Since the turn of the century, the number of people who work for themselves has grown by 40 per cent to 4.8 million people. The contribution to the economy made by the self-employed has grown considerably, as more and more people have set themselves up in business.  At Spring Budget 2017, our growing entrepreneurial culture is on the line.  The Government’s approach to the self-employed will define just how pro-business it is.  A statutory definition for this group is long overdue, and we welcomed the announcement of the Taylor Review last October and will work with Government to ensure that it provides real and lasting clarity for the self-employed.

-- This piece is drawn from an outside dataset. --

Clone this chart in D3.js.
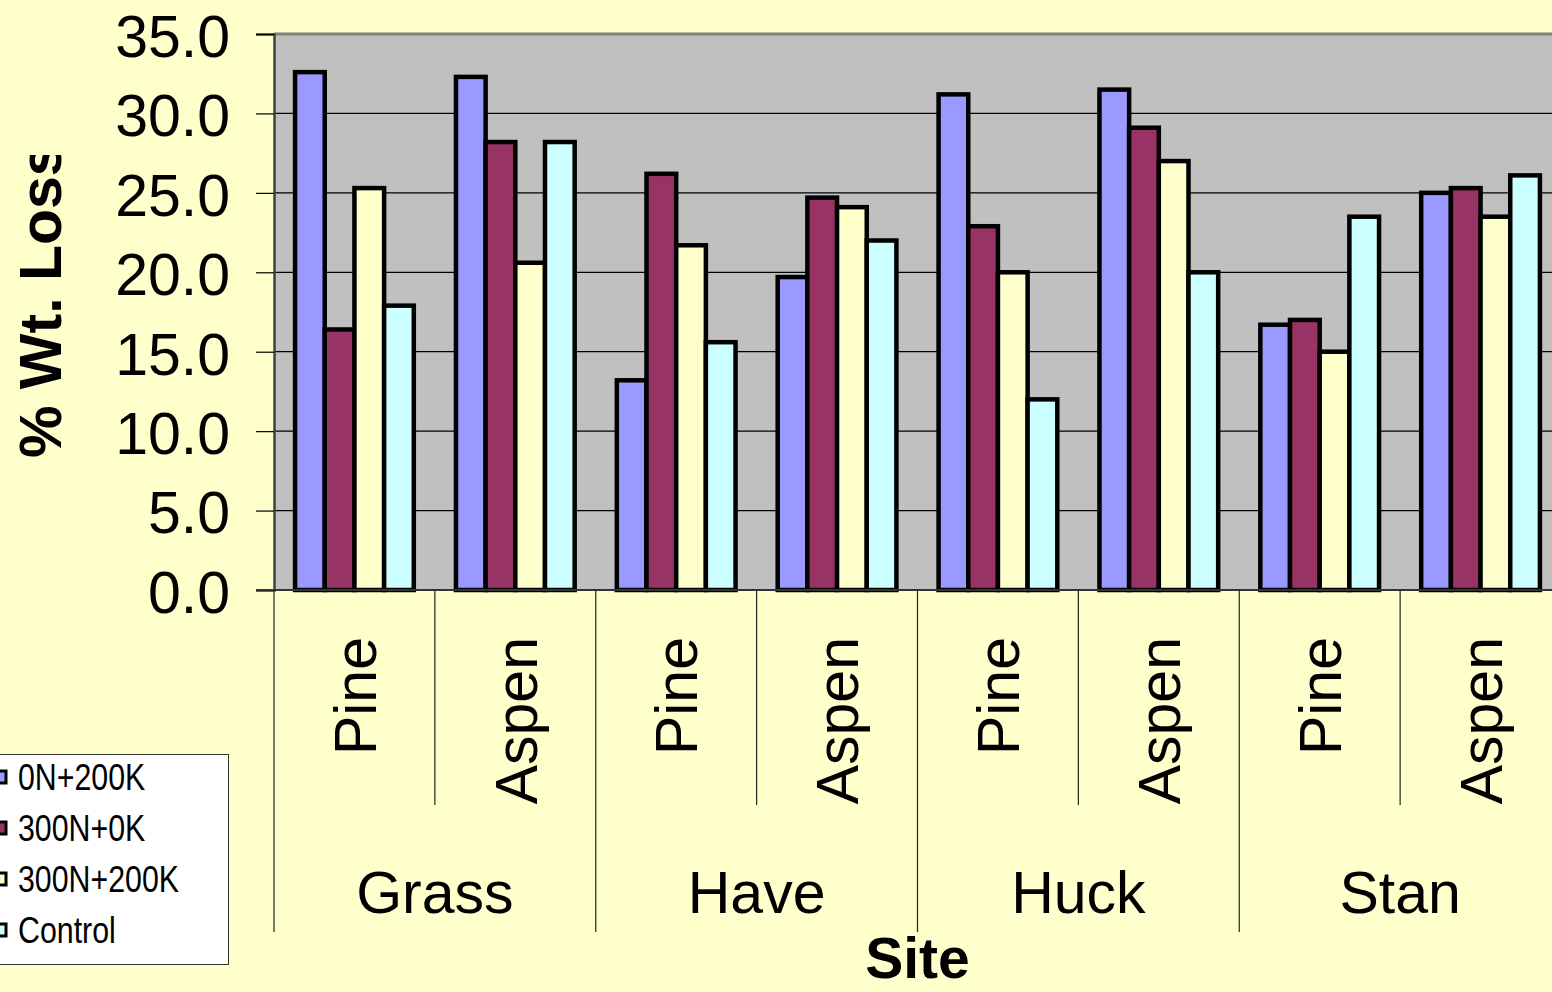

Mike Cherry continued: “FSB was established to champion the interests of the self-employed. At Spring Budget 2017, our entrepreneurial culture is on the line.  The Government’s announcements on self-employment will be the litmus test for how pro-business it is going to be for the rest of this Parliament.  There are a number of ways Spring Budget 2017 and the Taylor Review could help. FSB seeks a statutory definition of self-employment, changes to the social security system so that it better reflects today’s economy, Universal Credit to be responsive to income fluctuations, and incentives to help the self-employed pay for their retirement. In short, we need more people to set themselves up in the business, not less. The risk these local business leaders take should be reflected in the tax system, so that we build on the 5.5 million record high level of small businesses in the UK.”

At the start of this year, small firms were expecting confirmation and details on how to comply with the Government’s plans on Making Tax Digital. But just last week, the HM Revenue and Customs announced further delays on key decisions including the exemption threshold and the implementation timetable.

Mike Cherry said: “We have been deeply engaged with Ministers to try to change these reforms and make them work.  Originally planned for 2018, the delay in decision-making means that small business owners have no idea how they will meet their tax obligations next year.  Spring Budget 2017 is the moment for the Chancellor to announce that the scheme will be implemented in 2020, after thorough piloting, user-testing, communication and help for those who will fall foul of any new obligations.  There should also be an increase in the turnover threshold to £83,000 to match the VAT threshold, which removes those businesses that will struggle the most.  Finally, we seek focused help and support on software and for those who are digitally excluded and therefore likely to be non-compliant. Rushing in this change just as businesses face Brexit is a headache that small business owners just don’t need.”